2.17 Eisers hebben ter zitting van 7 september 2011 aangevoerd dat zij onvoldoende informatie konden inwinnen. Zij verwijten verweerder dat hij onvoldoende heeft gemotiveerd dat er geen alternatieven zijn voor de kap. Zij zijn nog steeds niet overtuigd van de noodzaak van deze ingrijpende maatregel. Eisers zijn erg gehecht aan het effect van de bomen op hun huidige leefomgeving.
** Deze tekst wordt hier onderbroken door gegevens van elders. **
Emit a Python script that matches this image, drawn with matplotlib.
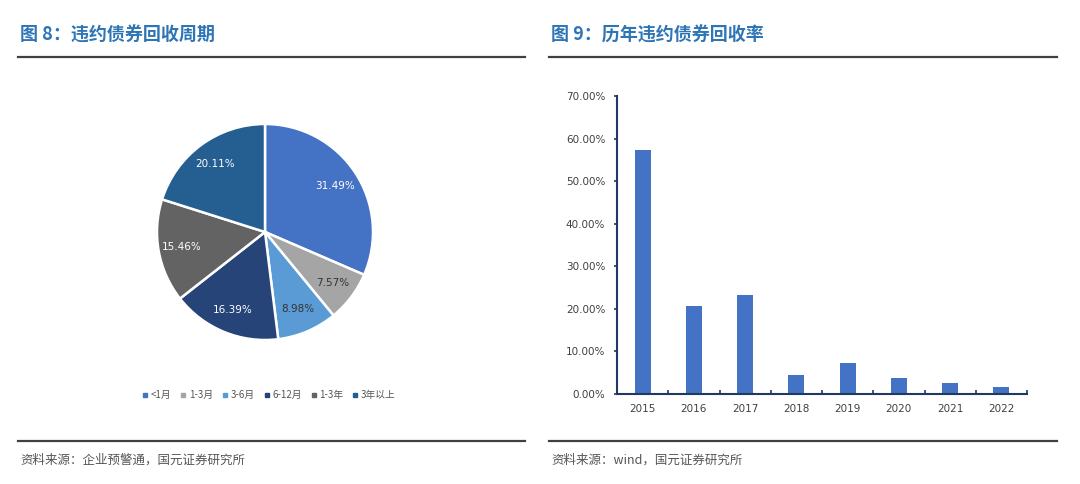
import matplotlib
matplotlib.use('Agg')
import matplotlib.pyplot as plt
from matplotlib.lines import Line2D
import numpy as np

plt.rcParams['font.family'] = ['Noto Sans CJK SC', 'DejaVu Sans']

# pie data
pie_labels = ['<1月', '1-3月', '3-6月', '6-12月', '1-3年', '3年以上']
pie_values = [31.49, 7.57, 8.98, 16.39, 15.46, 20.11]
pie_colors = ['#4472C4', '#A5A5A5', '#5B9BD5', '#264478', '#636363', '#255E91']
pie_text_colors = ['white', '#333333', '#333333', 'white', 'white', 'white']

# bar data
years = ['2015', '2016', '2017', '2018', '2019', '2020', '2021', '2022']
recovery = [57.4, 20.7, 23.2, 4.4, 7.2, 3.7, 2.6, 1.6]

W, H = 1080, 484
fig = plt.figure(figsize=(W / 100, H / 100), dpi=100)

def box(x0, y0, x1, y1):
    # pixel box (top-left origin) -> figure fraction rect
    return [x0 / W, 1 - y1 / H, (x1 - x0) / W, (y1 - y0) / H]

title_color = '#2E75B6'
fig.text(20 / W, 1 - 35 / H, '图 8：违约债券回收周期', color=title_color,
         fontsize=13, fontweight='bold', va='center', ha='left')
fig.text(551 / W, 1 - 35 / H, '图 9：历年违约债券回收率', color=title_color,
         fontsize=13, fontweight='bold', va='center', ha='left')

for x0, x1 in [(18, 525), (549, 1057)]:
    for yy in (57, 441):
        fig.add_artist(Line2D([x0 / W, x1 / W], [1 - yy / H, 1 - yy / H],
                              color='#404040', lw=1.6))

fig.text(20 / W, 1 - 460 / H, '资料来源：企业预警通，国元证券研究所', color='#555555',
         fontsize=9, va='center', ha='left')
fig.text(551 / W, 1 - 460 / H, '资料来源：wind，国元证券研究所', color='#555555',
         fontsize=9, va='center', ha='left')

# pie
ax1 = fig.add_axes(box(157, 124, 373, 340))
wedges, texts, autotexts = ax1.pie(
    pie_values, colors=pie_colors, startangle=90, counterclock=False,
    wedgeprops=dict(edgecolor='white', linewidth=1.8),
    autopct='%.2f%%', pctdistance=0.78, radius=1.0,
    textprops=dict(fontsize=7.5, family=['DejaVu Sans']))
for t, c in zip(autotexts, pie_text_colors):
    t.set_color(c)
ax1.set_xlim(-1.0, 1.0)
ax1.set_ylim(-1.0, 1.0)

handles = [Line2D([], [], marker='s', linestyle='none', markersize=2.5,
                  markerfacecolor=c, markeredgecolor=c) for c in pie_colors]
fig.legend(handles, pie_labels, loc='center', bbox_to_anchor=(269 / W, 1 - 395 / H),
           ncol=6, frameon=False, fontsize=7, handlelength=0.6, handletextpad=0.3,
           columnspacing=0.9, labelcolor='#555555')

# bar
ax2 = fig.add_axes(box(617, 96, 1027, 394))
x = np.arange(len(years))
ax2.bar(x, recovery, width=0.31, color='#4472C4')
ax2.set_xlim(-0.5, len(years) - 0.5)
ax2.set_ylim(0, 70)
ax2.set_yticks(np.arange(0, 71, 10))
ax2.set_yticklabels(['%.2f%%' % v for v in np.arange(0, 71, 10)])
ax2.set_xticks(x)
ax2.set_xticklabels(years)
ax2.set_xticks(np.arange(-0.5, len(years)), minor=True)
ax2.tick_params(axis='x', which='major', length=0, pad=7)
ax2.tick_params(axis='x', which='minor', length=3, direction='in', color='#203864', width=1.2)
ax2.tick_params(axis='y', length=2.5, direction='out', color='#203864', width=1.2, pad=6)
ax2.tick_params(labelsize=7.5, labelcolor='#404040')
for lab in ax2.get_xticklabels() + ax2.get_yticklabels():
    lab.set_family(['DejaVu Sans'])
for s in ['top', 'right']:
    ax2.spines[s].set_visible(False)
for s in ['left', 'bottom']:
    ax2.spines[s].set_color('#203864')
    ax2.spines[s].set_linewidth(1.5)

fig.savefig('out.png', dpi=100)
2.18 De bomendeskundige van de gemeente Haarlem, hierna de deskundige, heeft ter zitting desgevraagd verklaard, dat hij betrokken is geweest bij de advisering over de kap van de bomen aan de Stuyvesantstraat. Vanwege een gebrek aan vitaliteit en levensverwachting, gebaseerd op scheutlengte en bladgroei, heeft hij tot kap geadviseerd. Kort gezegd waren de bomen op hun retour. Hetzelfde geldt voor de Overtonstraat, aldus de deskundige. Hij is bekend met de grondsoort ter plaatse. De bomen in deze straat zijn vlak na de oorlog geplant zonder verbetering van de bodem. Het gevraagde grondonderzoek zou dus, naar mag worden verwacht, niet tot nieuwe inzichten leiden en kan dan ook achterwege worden gelaten. De gang van rond de bomen waarvan slechts de wortels zijn gekapt, keurt de deskundige af. Wanneer de bomen in blad staan, zullen trekproeven moeten worden uitgevoerd om de stabiliteit van de bomen te testen.
2.19 De voorzieningenrechter is, op grond van het bovenstaande, van oordeel dat verweerder voldoende heeft gemotiveerd op grond waarvan er voor het kappen van de bomen in de Overtonstraat naar zijn mening geen alternatieven voorhanden zijn.
2.20 Het voorgaande leidt tot de conclusie dat het beroep ongegrond is. Nu het beroep ongegrond is, bestaat geen aanleiding voor het treffen van een voorlopige voorziening. De voorzieningenrechter wijst het desbetreffende verzoek dan ook af.
2.21 Voor een proceskostenveroordeling bestaat evenmin aanleiding.
3. Beslissing
De voorzieningenrechter:
3.1 verklaart het beroep ongegrond;
3.2 wijst het verzoek om een voorlopige voorziening af.
Deze uitspraak is gedaan door mr. A.C. Terwiel-Kuneman, voorzieningenrechter, in tegenwoordigheid van P.M. van der Pol, griffier. De beslissing is in het openbaar uitgesproken op 8 september 2011.
afschrift verzonden op:
Rechtsmiddel
Tegen deze uitspraak staat, uitsluitend voor zover het de hoofdzaak betreft, hoger beroep open bij de Afdeling bestuursrechtspraak van de Raad van State, postbus 20019, 2500 EA Den Haag. Het hoger beroep dient te worden ingesteld door het indienen van een beroepschrift binnen zes weken onmiddellijk liggend na de dag van verzending van de uitspraak door de griffier.